Na montadora, os 24,5 mil trabalhadores contabilizados em 1997 – época em que o quadro de funcionários atingiu seu tamanho máximo – viraram 12 mil um ano depois. “Só o que nós perdemos naquele período na Fiat corresponde ao total de demissões dessa crise”, ele afirma, justificando a avaliação de que esta recessão não é a pior pela qual a cadeia automotiva mineira passou. Desde 2014, a base do sindicato encolheu de cerca de 48 mil para 35 mil pessoas.

Depois de meses consecutivos de fechamento de postos de trabalho, Fernandes, do TRT da 2ª Região, tem observado uma mudança no perfil dos dissídios que chegam ao maior tribunal do país. “Havia muita discussão sobre PLR [participação nos lucros e resultados], novos direitos. Desde o ano passado vêm crescendo os dissídios por falta de pagamento de salários, demissões em massa”, pontua. O TRT-2 autuou 72 dissídios de greve nos primeiros seis meses de 2016, mais do que os 67 do primeiro semestre de 2015 e quase o dobro do registrado em 2012, 37.

Um desses casos é o dos trabalhadores da metalúrgica Mecano, de Osasco, sobre a qual pesam dois dissídios de greve neste ano por falta de pagamento de salários. No primeiro, instituído em janeiro, houve conciliação porque a empresa se comprometeu a pagar os valores de forma parcelada, conta Gilberto Almazan, diretor do sindicato. Como o depósito das remunerações continuou atrasada, os 170 funcionários estão em greve há duas semanas, aguardando o julgamento do segundo dissídio. Funcionário da companhia há 36 anos, ele lembra que o quadro de funcionários chegou a contar 2 mil pessoas no início dos anos 1990.

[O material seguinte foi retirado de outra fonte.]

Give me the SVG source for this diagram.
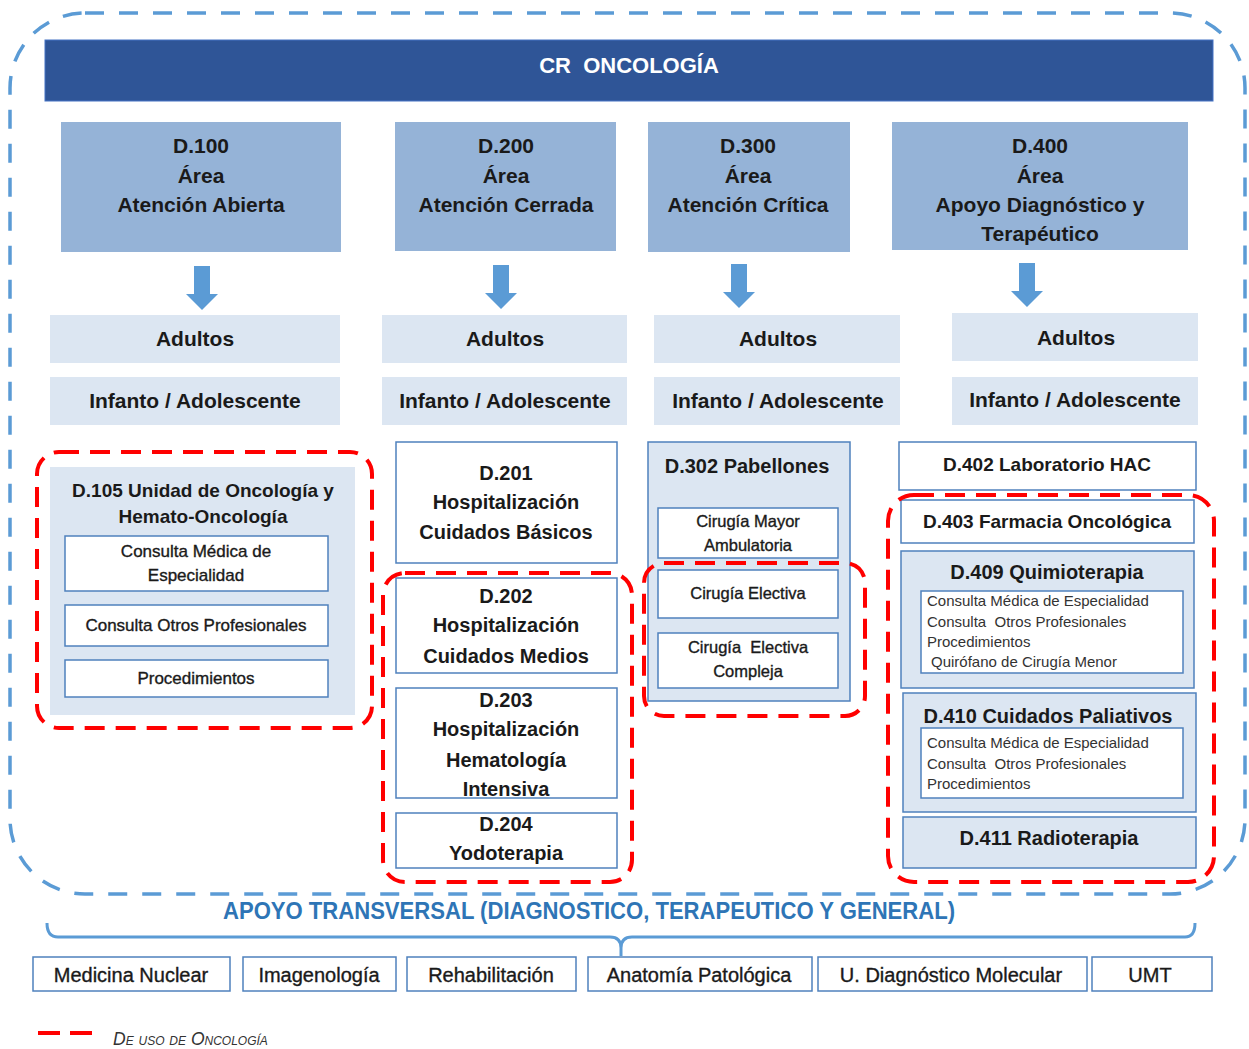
<svg xmlns="http://www.w3.org/2000/svg" width="1249" height="1049" viewBox="0 0 1249 1049">
<defs>
<style>
.t{font-family:"Liberation Sans",Arial,sans-serif;fill:#1a1a1a;text-anchor:middle}
.b{font-weight:bold}
.m{stroke:#1a1a1a;stroke-width:0.35}
.hdr{fill:#95B3D7}
.lt{fill:#DCE6F2}
.wb{fill:#ffffff;stroke:#4F81BD;stroke-width:1.5}
.lb{fill:#DCE6F2;stroke:#4F81BD;stroke-width:1.5}
.red{fill:none;stroke:#FF0000;stroke-width:4;stroke-dasharray:20 11}
.arr{fill:#5B9BD5}
.s15{font-size:15px;text-anchor:start;fill:#333}
</style>
</defs>
<rect width="1249" height="1049" fill="#ffffff"/>

<g id="outer-frame">
<rect x="10" y="13" width="1235" height="881" rx="75" ry="75" fill="none" stroke="#5B9BD5" stroke-width="3.5" stroke-dasharray="19 15"/>
</g>

<g id="cr-oncologia">
<rect x="45" y="40" width="1168" height="61" fill="#2F5597" stroke="#4472C4" stroke-width="1"/>
<text class="t b" x="629" y="73" font-size="22" style="fill:#ffffff" xml:space="preserve">CR  ONCOLOGÍA</text>
</g>

<g id="d100">
<rect class="hdr" x="61" y="122" width="280" height="130"/>
<text class="t b" font-size="21"><tspan x="201" y="153">D.100</tspan><tspan x="201" y="183">Área</tspan><tspan x="201" y="212">Atención Abierta</tspan></text>
</g>
<g id="d200">
<rect class="hdr" x="395" y="122" width="221" height="129"/>
<text class="t b" font-size="21"><tspan x="506" y="153">D.200</tspan><tspan x="506" y="183">Área</tspan><tspan x="506" y="212">Atención Cerrada</tspan></text>
</g>
<g id="d300">
<rect class="hdr" x="648" y="122" width="202" height="130"/>
<text class="t b" font-size="21"><tspan x="748" y="153">D.300</tspan><tspan x="748" y="183">Área</tspan><tspan x="748" y="212">Atención Crítica</tspan></text>
</g>
<g id="d400">
<rect class="hdr" x="892" y="122" width="296" height="128"/>
<text class="t b" font-size="21"><tspan x="1040" y="153">D.400</tspan><tspan x="1040" y="183">Área</tspan><tspan x="1040" y="212">Apoyo Diagnóstico y</tspan><tspan x="1040" y="241">Terapéutico</tspan></text>
</g>

<g id="connectors">
<path class="arr" d="M194 266 H210 V294 H218 L202 310 L186 294 H194 Z"/>
<path class="arr" d="M493 265 H509 V293 H517 L501 309 L485 293 H493 Z"/>
<path class="arr" d="M731 264 H747 V292 H755 L739 308 L723 292 H731 Z"/>
<path class="arr" d="M1019 263 H1035 V291 H1043 L1027 307 L1011 291 H1019 Z"/>
<path d="M47 923 Q47 937 58 937 H610 Q621 937 621 948 V956 M621 948 Q621 937 632 937 H1185 Q1195 937 1195 923" fill="none" stroke="#5B9BD5" stroke-width="3"/>
</g>

<g id="adultos-1"><rect class="lt" x="50" y="315" width="290" height="48"/><text class="t b" x="195" y="346" font-size="21">Adultos</text></g>
<g id="infanto-1"><rect class="lt" x="50" y="377" width="290" height="48"/><text class="t b" x="195" y="408" font-size="21">Infanto / Adolescente</text></g>
<g id="adultos-2"><rect class="lt" x="382" y="315" width="245" height="48"/><text class="t b" x="505" y="346" font-size="21">Adultos</text></g>
<g id="infanto-2"><rect class="lt" x="382" y="377" width="245" height="48"/><text class="t b" x="505" y="408" font-size="21">Infanto / Adolescente</text></g>
<g id="adultos-3"><rect class="lt" x="654" y="315" width="246" height="48"/><text class="t b" x="778" y="346" font-size="21">Adultos</text></g>
<g id="infanto-3"><rect class="lt" x="654" y="377" width="246" height="48"/><text class="t b" x="778" y="408" font-size="21">Infanto / Adolescente</text></g>
<g id="adultos-4"><rect class="lt" x="952" y="313" width="246" height="48"/><text class="t b" x="1076" y="345" font-size="21">Adultos</text></g>
<g id="infanto-4"><rect class="lt" x="952" y="377" width="246" height="48"/><text class="t b" x="1075" y="407" font-size="21">Infanto / Adolescente</text></g>

<g id="d105">
<rect class="lt" x="50" y="467" width="305" height="248"/>
<text class="t b" font-size="19"><tspan x="203" y="497">D.105 Unidad de Oncología y</tspan><tspan x="203" y="523">Hemato-Oncología</tspan></text>
<rect class="wb" x="65" y="536" width="263" height="55"/>
<text class="t m" font-size="17"><tspan x="196" y="557">Consulta Médica de</tspan><tspan x="196" y="581">Especialidad</tspan></text>
<rect class="wb" x="65" y="605" width="263" height="41"/>
<text class="t m" x="196" y="631" font-size="17">Consulta Otros Profesionales</text>
<rect class="wb" x="65" y="660" width="263" height="37"/>
<text class="t m" x="196" y="684" font-size="17">Procedimientos</text>
<rect class="red" x="37" y="452" width="335" height="276" rx="22" ry="22"/>
</g>

<g id="d201">
<rect class="wb" x="396" y="442" width="221" height="121"/>
<text class="t b" font-size="20"><tspan x="506" y="480">D.201</tspan><tspan x="506" y="509">Hospitalización</tspan><tspan x="506" y="539">Cuidados Básicos</tspan></text>
</g>
<g id="d202">
<rect class="wb" x="396" y="578" width="221" height="95"/>
<text class="t b" font-size="20"><tspan x="506" y="603">D.202</tspan><tspan x="506" y="632">Hospitalización</tspan><tspan x="506" y="663">Cuidados Medios</tspan></text>
</g>
<g id="d203">
<rect class="wb" x="396" y="688" width="221" height="110"/>
<text class="t b" font-size="20"><tspan x="506" y="707">D.203</tspan><tspan x="506" y="736">Hospitalización</tspan><tspan x="506" y="767">Hematología</tspan><tspan x="506" y="796">Intensiva</tspan></text>
</g>
<g id="d204">
<rect class="wb" x="396" y="813" width="221" height="55"/>
<text class="t b" font-size="20"><tspan x="506" y="831">D.204</tspan><tspan x="506" y="860">Yodoterapia</tspan></text>
</g>
<g id="group-d202-d204">
<rect class="red" x="383" y="573" width="249" height="309" rx="22" ry="22"/>
</g>

<g id="d302">
<rect class="lb" x="648" y="442" width="202" height="259"/>
<text class="t b" x="747" y="473" font-size="20">D.302 Pabellones</text>
<rect class="wb" x="658" y="508" width="180" height="50"/>
<text class="t m" font-size="16.5"><tspan x="748" y="527">Cirugía Mayor</tspan><tspan x="748" y="551">Ambulatoria</tspan></text>
<rect class="wb" x="658" y="570" width="180" height="48"/>
<text class="t m" x="748" y="599" font-size="16.5">Cirugía Electiva</text>
<rect class="wb" x="658" y="633" width="180" height="55"/>
<text class="t m" font-size="16.5" xml:space="preserve"><tspan x="748" y="653">Cirugía  Electiva</tspan><tspan x="748" y="677">Compleja</tspan></text>
<rect class="red" x="644" y="563" width="221" height="153" rx="20" ry="20"/>
</g>

<g id="d402">
<rect class="wb" x="899" y="442" width="297" height="48"/>
<text class="t b" x="1047" y="471" font-size="19">D.402 Laboratorio HAC</text>
</g>
<g id="d403">
<rect class="wb" x="901" y="500" width="293" height="43"/>
<text class="t b" x="1047" y="528" font-size="19">D.403 Farmacia Oncológica</text>
</g>
<g id="d409">
<rect class="lb" x="901" y="551" width="293" height="137"/>
<text class="t b" x="1047" y="579" font-size="20">D.409 Quimioterapia</text>
<rect class="wb" x="921" y="591" width="262" height="82"/>
<text class="t s15" xml:space="preserve"><tspan x="927" y="606">Consulta Médica de Especialidad</tspan><tspan x="927" y="627">Consulta  Otros Profesionales</tspan><tspan x="927" y="647">Procedimientos</tspan><tspan x="931" y="667">Quirófano de Cirugía Menor</tspan></text>
</g>
<g id="d410">
<rect class="lb" x="903" y="693" width="293" height="119"/>
<text class="t b" x="1048" y="723" font-size="20">D.410 Cuidados Paliativos</text>
<rect class="wb" x="921" y="728" width="262" height="70"/>
<text class="t s15" xml:space="preserve"><tspan x="927" y="748">Consulta Médica de Especialidad</tspan><tspan x="927" y="769">Consulta  Otros Profesionales</tspan><tspan x="927" y="789">Procedimientos</tspan></text>
</g>
<g id="d411">
<rect class="lb" x="903" y="817" width="293" height="51"/>
<text class="t b" x="1049" y="845" font-size="20">D.411 Radioterapia</text>
</g>
<g id="group-d403-d411">
<rect class="red" x="888" y="495" width="326" height="387" rx="26" ry="26"/>
</g>

<g id="apoyo-transversal">
<text class="t b" x="589" y="919" font-size="24" style="fill:#2E75B6" textLength="732" lengthAdjust="spacingAndGlyphs">APOYO TRANSVERSAL (DIAGNOSTICO, TERAPEUTICO Y GENERAL)</text>
</g>

<g id="medicina-nuclear"><rect class="wb" x="33" y="957" width="197" height="34"/><text class="t m" x="131" y="982" font-size="20">Medicina Nuclear</text></g>
<g id="imagenologia"><rect class="wb" x="243" y="957" width="153" height="34"/><text class="t m" x="319" y="982" font-size="20">Imagenología</text></g>
<g id="rehabilitacion"><rect class="wb" x="407" y="957" width="169" height="34"/><text class="t m" x="491" y="982" font-size="20">Rehabilitación</text></g>
<g id="anatomia"><rect class="wb" x="588" y="957" width="224" height="34"/><text class="t m" x="699" y="982" font-size="20">Anatomía Patológica</text></g>
<g id="udm"><rect class="wb" x="818" y="957" width="269" height="34"/><text class="t m" x="951" y="982" font-size="20">U. Diagnóstico Molecular</text></g>
<g id="umt"><rect class="wb" x="1092" y="957" width="120" height="34"/><text class="t m" x="1150" y="982" font-size="20">UMT</text></g>

<g id="legend">
<line x1="38" y1="1033" x2="92" y2="1033" stroke="#FF0000" stroke-width="4" stroke-dasharray="22 10"/>
<text class="t" x="113" y="1045" font-size="17.5" font-style="italic" font-variant="small-caps" style="text-anchor:start;fill:#333">De uso de Oncología</text>
</g>
</svg>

O caso, afirma Almazan, não é isolado, já que Osasco é um polo importante de fabricação de autopeças, segmento que já vinha perdendo mercado para os importados no período em que o real esteve bastante valorizado, por volta de 2012, e que desde 2015 amarga a retração do mercado doméstico e a queda de dois dígitos na produção e venda de veículos. Nos últimos dois anos, ele conta, o sindicato contabiliza perda de 10 mil empregos. Atualmente, os metalúrgicos de Osasco e região, que compreende outros 11 municípios, são 35 mil.